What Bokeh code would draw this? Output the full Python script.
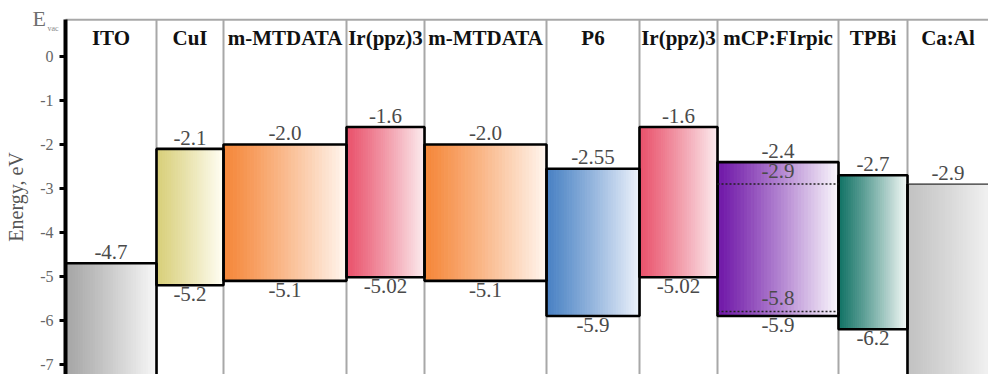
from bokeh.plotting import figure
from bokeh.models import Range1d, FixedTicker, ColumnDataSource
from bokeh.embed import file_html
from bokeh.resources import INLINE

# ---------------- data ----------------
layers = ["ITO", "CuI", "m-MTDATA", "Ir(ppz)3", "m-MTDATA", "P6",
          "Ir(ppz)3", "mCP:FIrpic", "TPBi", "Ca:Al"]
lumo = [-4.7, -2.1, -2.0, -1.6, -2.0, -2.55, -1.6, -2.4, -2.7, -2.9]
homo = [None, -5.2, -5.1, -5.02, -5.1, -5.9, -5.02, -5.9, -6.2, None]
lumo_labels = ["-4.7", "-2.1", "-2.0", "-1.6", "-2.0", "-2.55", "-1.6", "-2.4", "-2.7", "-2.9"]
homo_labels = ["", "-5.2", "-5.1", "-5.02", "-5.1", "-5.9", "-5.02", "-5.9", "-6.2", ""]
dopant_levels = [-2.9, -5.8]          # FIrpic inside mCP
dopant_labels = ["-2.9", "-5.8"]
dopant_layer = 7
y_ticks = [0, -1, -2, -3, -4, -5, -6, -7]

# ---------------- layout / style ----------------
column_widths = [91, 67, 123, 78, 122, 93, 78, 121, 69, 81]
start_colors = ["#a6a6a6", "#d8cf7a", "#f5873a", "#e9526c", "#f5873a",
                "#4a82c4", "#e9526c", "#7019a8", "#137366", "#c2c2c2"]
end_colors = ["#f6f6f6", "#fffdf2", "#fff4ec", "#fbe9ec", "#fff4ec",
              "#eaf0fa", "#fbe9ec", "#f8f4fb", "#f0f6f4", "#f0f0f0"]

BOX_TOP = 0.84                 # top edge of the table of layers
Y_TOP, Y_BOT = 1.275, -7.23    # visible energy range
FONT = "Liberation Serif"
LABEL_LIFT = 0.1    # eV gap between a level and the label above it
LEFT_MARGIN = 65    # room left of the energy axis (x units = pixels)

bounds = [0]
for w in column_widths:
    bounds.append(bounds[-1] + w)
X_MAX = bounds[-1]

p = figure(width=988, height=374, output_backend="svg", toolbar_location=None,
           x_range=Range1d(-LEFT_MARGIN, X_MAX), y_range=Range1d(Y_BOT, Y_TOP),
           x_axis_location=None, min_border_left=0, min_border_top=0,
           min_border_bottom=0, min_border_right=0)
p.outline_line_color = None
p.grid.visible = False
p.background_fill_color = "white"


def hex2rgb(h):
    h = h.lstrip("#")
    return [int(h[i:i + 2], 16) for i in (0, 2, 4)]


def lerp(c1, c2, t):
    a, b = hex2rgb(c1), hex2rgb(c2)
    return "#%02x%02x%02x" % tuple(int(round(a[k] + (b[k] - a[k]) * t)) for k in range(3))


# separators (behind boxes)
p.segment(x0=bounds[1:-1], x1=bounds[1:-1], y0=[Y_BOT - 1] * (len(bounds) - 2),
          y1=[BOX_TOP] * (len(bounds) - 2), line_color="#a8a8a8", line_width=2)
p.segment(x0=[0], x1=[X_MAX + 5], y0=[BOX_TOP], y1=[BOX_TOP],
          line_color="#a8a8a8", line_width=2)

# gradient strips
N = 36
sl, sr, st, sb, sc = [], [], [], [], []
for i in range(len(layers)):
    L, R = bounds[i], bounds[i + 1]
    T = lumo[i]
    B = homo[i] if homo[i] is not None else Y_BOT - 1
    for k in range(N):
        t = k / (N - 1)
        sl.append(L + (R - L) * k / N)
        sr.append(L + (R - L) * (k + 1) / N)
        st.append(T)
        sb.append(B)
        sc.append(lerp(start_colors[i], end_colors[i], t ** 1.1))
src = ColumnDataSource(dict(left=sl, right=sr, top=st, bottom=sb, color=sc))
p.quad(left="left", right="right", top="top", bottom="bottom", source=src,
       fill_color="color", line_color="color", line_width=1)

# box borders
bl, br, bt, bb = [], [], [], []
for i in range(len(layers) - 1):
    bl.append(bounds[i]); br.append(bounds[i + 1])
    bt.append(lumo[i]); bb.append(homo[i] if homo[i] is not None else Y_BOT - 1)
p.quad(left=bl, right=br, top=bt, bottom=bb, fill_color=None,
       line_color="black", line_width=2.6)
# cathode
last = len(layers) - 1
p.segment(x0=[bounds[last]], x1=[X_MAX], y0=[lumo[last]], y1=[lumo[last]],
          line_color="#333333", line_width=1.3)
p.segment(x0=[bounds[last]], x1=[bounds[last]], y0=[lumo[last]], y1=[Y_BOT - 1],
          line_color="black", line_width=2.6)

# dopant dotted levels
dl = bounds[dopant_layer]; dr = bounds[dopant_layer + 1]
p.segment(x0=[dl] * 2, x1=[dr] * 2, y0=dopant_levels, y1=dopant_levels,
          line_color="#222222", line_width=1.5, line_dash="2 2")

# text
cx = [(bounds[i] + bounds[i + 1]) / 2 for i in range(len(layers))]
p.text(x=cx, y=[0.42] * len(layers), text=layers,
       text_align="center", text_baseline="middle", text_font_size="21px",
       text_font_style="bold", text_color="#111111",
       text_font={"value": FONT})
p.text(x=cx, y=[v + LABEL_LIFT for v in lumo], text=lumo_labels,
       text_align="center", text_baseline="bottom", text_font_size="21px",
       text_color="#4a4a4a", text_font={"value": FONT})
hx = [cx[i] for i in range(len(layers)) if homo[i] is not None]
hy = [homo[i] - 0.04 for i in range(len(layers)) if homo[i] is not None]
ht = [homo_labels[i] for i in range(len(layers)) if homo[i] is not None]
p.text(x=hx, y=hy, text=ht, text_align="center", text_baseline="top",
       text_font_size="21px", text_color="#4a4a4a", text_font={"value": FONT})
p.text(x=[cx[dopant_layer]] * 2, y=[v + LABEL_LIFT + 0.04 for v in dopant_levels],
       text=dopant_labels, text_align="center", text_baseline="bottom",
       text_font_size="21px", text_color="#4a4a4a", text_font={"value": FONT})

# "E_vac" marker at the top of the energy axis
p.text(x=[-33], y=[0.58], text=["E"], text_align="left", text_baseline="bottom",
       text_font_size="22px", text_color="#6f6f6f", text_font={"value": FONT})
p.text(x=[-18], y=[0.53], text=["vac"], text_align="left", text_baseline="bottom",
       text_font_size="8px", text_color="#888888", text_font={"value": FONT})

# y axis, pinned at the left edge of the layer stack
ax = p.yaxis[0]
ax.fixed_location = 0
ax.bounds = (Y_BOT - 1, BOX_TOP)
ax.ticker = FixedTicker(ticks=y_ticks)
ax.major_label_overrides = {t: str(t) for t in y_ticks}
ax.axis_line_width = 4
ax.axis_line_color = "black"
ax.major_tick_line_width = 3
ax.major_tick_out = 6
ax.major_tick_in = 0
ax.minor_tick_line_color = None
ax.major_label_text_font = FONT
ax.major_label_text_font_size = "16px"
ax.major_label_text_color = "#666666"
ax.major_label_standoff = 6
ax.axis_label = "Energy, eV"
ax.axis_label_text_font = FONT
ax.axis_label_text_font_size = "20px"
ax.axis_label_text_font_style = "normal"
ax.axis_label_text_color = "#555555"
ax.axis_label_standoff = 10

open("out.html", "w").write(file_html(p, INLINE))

## Work to do
Write out an exact copy of the listing, first line through the line containing "from bokeh.resources import INLINE", with the pictures left out.

## Solution
What Bokeh code would draw this? Output the full Python script.
from bokeh.plotting import figure
from bokeh.models import Range1d, FixedTicker, ColumnDataSource
from bokeh.embed import file_html
from bokeh.resources import INLINE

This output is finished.